In his lap, Merlin unfolded a small linen bundle from which he pulled cheese, bread, and an apple. He laid it all out on the grass between them for Arthur to inspect. The prince did so, swimming closer and pitching up to angle his head out of the water.
“Is this it?” he asked flat out.
“Is this it?” Merlin scoffed, sweeping the apple up and waggling it. “Does fruit just grow on trees where you’re from- No don’t give me that look, you know what I mean.” He put his thumbs inside the well at its top and ripped the apple in half. Placing one in the water before Arthur and taking a bite of the other he continued.
“There aren’t any orchards here or in the villages nearby, so you have to wait until someone from two villagers over decides they want to trade for stuff here or make the half a day’s walk there yourself .”
“No one’s thought to grow a tree themselves?” Arthur asked, eyeing the motes of cheese Merlin was sending into the water. “Are these for me?”
Merlin nodded. “Yeah, I figured you could do with some proper food. Can’t imagine whatever it is fish eat tastes any good.” He made a face. “And Odo has an apple tree, but he’s getting on in years and can’t farm as much, so he saves them for market.”
Merlin went on to recount the different types of trouble he and Will had gotten into by stealing pastries while their parents were selling goods, or how he’d bury his favorite foods as a kid thinking he could magic them into crops. Arthur would have teased him for it, but he was only half listening. Most of his attention was fixed to the cheese and apple bobbing in the water.
As prince, fruit was almost more a decoration than food. Bowls of pears or apricots were ever present in his chambers though he rarely ate from them. That their mere presence and not abundance was one luxury afforded by his status hadn’t occurred to him. He hadn’t really thought about it at all.
Now he was staring at half a bruised apple feeling it was the single kindest gift he’d ever been given. Back in Camelot Arthur was always in the position to give or pardon. His father had taught him that their wealth and power served in bartering for the loyalty of their subjects. Even the king's most charitable acts were transactional. Entirely unwittingly, Merlin had returned a semblance of dignity to Arthur without demand. Being the recipient of someone else's generosity, unmotivated generosity, made Arthur squirm. It brought a swell of humility through him, tinged with a dozen other unnamable emotions. He opted for chomping at the apple rather than trying to understand it.

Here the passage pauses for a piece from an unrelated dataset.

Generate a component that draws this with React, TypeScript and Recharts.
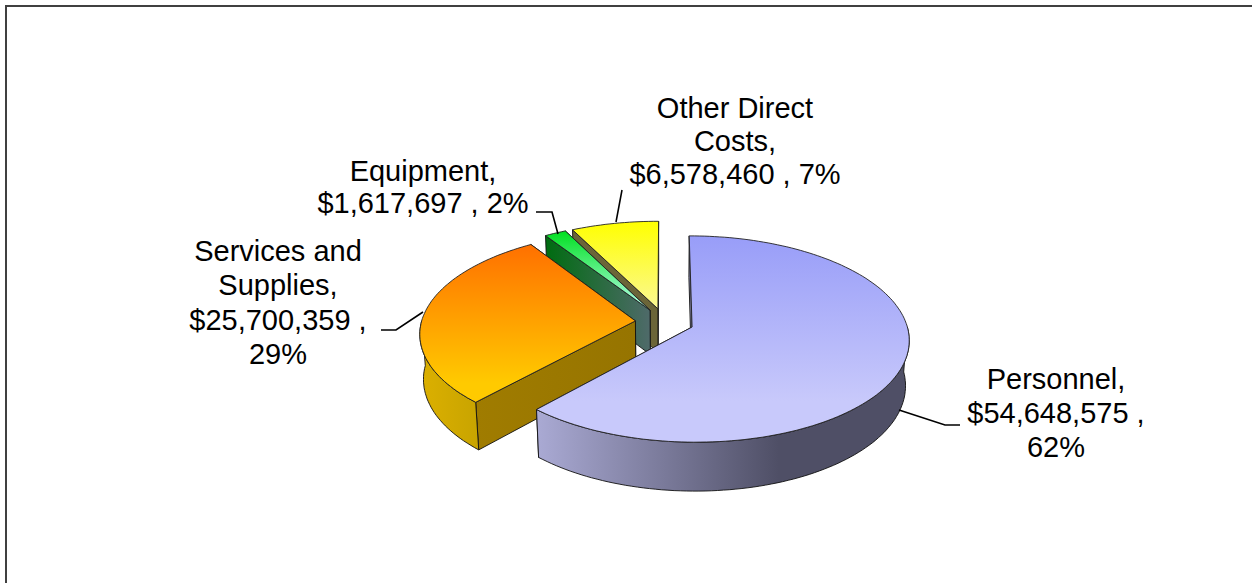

The fruit wasn’t as sweet as the honeyed or baked dishes he was used to, but it beat grime caked bugs handedly.
"Strawberries were always my favorite," Arthur found himself saying when the conversation lulled.
Merlin's expression brightened.
"There’s heaps of them in the forest this time of year." He held a piece of bread above the water, offering it along with an easy smile. "I'll bring some next time."

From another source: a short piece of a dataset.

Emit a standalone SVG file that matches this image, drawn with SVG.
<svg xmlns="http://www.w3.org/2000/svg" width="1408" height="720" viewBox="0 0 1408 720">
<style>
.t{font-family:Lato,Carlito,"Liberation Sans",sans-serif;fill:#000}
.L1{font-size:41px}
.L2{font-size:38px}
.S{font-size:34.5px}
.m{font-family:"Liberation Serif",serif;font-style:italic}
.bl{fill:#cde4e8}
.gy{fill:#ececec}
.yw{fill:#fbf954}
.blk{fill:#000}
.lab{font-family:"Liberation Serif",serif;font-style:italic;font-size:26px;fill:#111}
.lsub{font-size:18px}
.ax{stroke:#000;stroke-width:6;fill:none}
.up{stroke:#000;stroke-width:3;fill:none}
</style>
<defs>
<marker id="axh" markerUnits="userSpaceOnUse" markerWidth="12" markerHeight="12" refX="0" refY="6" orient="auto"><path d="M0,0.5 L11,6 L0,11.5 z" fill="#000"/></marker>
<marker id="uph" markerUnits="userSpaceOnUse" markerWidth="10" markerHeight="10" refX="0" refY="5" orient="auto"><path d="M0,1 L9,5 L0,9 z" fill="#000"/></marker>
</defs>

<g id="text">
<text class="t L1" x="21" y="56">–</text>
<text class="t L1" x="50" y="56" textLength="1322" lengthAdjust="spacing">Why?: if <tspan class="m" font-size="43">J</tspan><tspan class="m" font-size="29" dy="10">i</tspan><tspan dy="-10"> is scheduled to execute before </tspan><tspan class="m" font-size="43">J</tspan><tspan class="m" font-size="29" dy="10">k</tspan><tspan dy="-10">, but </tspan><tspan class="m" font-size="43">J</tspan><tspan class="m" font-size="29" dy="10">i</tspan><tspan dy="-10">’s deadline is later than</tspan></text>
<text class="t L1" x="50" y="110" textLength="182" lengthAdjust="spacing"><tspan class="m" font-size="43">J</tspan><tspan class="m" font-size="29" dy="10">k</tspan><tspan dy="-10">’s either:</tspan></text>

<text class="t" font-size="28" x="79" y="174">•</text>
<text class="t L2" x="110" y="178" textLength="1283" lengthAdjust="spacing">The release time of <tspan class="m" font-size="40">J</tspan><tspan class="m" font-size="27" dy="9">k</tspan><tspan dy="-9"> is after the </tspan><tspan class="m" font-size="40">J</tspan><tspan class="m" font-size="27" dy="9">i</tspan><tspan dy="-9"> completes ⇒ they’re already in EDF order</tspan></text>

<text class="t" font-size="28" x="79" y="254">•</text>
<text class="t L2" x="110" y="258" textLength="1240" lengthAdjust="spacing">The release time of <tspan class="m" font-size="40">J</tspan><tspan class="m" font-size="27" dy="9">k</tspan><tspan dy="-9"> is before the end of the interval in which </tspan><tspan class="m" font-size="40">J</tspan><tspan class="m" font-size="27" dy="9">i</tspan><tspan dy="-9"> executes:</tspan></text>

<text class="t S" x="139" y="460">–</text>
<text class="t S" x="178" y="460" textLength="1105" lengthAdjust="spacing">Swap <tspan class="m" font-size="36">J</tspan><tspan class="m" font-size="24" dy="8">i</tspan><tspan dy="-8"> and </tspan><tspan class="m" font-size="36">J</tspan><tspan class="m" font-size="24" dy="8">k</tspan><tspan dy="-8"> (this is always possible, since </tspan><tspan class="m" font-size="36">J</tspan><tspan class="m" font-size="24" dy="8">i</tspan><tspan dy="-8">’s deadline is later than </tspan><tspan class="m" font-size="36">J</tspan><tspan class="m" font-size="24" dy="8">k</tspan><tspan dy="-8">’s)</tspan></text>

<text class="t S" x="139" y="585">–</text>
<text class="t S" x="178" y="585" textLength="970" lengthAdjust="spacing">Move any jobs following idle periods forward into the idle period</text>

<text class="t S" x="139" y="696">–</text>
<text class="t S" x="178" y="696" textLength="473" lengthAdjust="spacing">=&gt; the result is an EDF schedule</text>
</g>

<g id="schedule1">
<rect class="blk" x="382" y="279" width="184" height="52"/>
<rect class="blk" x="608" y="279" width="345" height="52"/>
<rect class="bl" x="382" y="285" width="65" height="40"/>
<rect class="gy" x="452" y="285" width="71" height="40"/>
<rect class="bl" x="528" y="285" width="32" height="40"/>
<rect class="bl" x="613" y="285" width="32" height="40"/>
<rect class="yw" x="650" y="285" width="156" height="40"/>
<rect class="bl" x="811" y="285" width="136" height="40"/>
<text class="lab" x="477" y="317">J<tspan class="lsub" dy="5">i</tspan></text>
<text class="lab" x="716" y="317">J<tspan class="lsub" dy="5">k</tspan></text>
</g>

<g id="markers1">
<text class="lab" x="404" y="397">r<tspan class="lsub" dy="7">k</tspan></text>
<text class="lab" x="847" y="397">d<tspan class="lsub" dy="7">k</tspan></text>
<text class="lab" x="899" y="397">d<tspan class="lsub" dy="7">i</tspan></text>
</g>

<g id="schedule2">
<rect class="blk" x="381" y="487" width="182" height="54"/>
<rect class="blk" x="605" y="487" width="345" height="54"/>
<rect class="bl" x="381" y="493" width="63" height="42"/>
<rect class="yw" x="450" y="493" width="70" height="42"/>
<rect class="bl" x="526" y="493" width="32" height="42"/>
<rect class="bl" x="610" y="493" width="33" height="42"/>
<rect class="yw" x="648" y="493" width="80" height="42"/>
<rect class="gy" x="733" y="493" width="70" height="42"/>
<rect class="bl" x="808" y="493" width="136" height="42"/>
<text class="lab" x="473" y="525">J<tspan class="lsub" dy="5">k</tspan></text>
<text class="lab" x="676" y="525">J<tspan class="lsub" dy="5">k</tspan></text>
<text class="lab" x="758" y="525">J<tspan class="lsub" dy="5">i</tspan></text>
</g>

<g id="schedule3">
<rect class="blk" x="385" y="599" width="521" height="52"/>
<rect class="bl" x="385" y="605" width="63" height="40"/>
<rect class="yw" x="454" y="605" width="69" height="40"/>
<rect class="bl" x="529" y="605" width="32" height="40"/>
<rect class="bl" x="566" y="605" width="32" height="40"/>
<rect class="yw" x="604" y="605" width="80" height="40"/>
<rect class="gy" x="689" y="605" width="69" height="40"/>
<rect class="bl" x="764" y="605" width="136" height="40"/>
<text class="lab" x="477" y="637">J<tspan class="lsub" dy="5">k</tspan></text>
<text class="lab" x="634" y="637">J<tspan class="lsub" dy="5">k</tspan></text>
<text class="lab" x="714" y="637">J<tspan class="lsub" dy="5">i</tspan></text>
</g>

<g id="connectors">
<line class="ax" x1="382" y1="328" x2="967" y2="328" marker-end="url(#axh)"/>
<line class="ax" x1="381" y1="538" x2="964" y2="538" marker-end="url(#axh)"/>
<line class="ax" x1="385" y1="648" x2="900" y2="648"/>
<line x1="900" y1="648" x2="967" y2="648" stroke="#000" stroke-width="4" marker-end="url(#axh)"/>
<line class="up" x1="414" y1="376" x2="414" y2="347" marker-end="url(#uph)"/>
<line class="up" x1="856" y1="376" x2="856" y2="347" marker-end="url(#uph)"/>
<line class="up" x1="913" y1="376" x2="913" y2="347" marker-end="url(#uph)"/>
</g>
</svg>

Merlin forgot to bring strawberries the next few days, though Arthur didn’t really mind. He’d ask and complain about the lack of them just to see how emotions played on the man's face. Camelot’s court was populated by stuffy, severe toadies with all the humor of a stubbed toe. Arthur’s knights were jovial but also competitive and boastful. As such, he’d never met anyone so animated with sincerity as Merlin.
The opportunities to tease him proved well worth waiting a bit longer for some berries. And when Merlin brought a glut of them using the front of his tunic as a basket, they tasted all the sweeter for his stupid smug smile.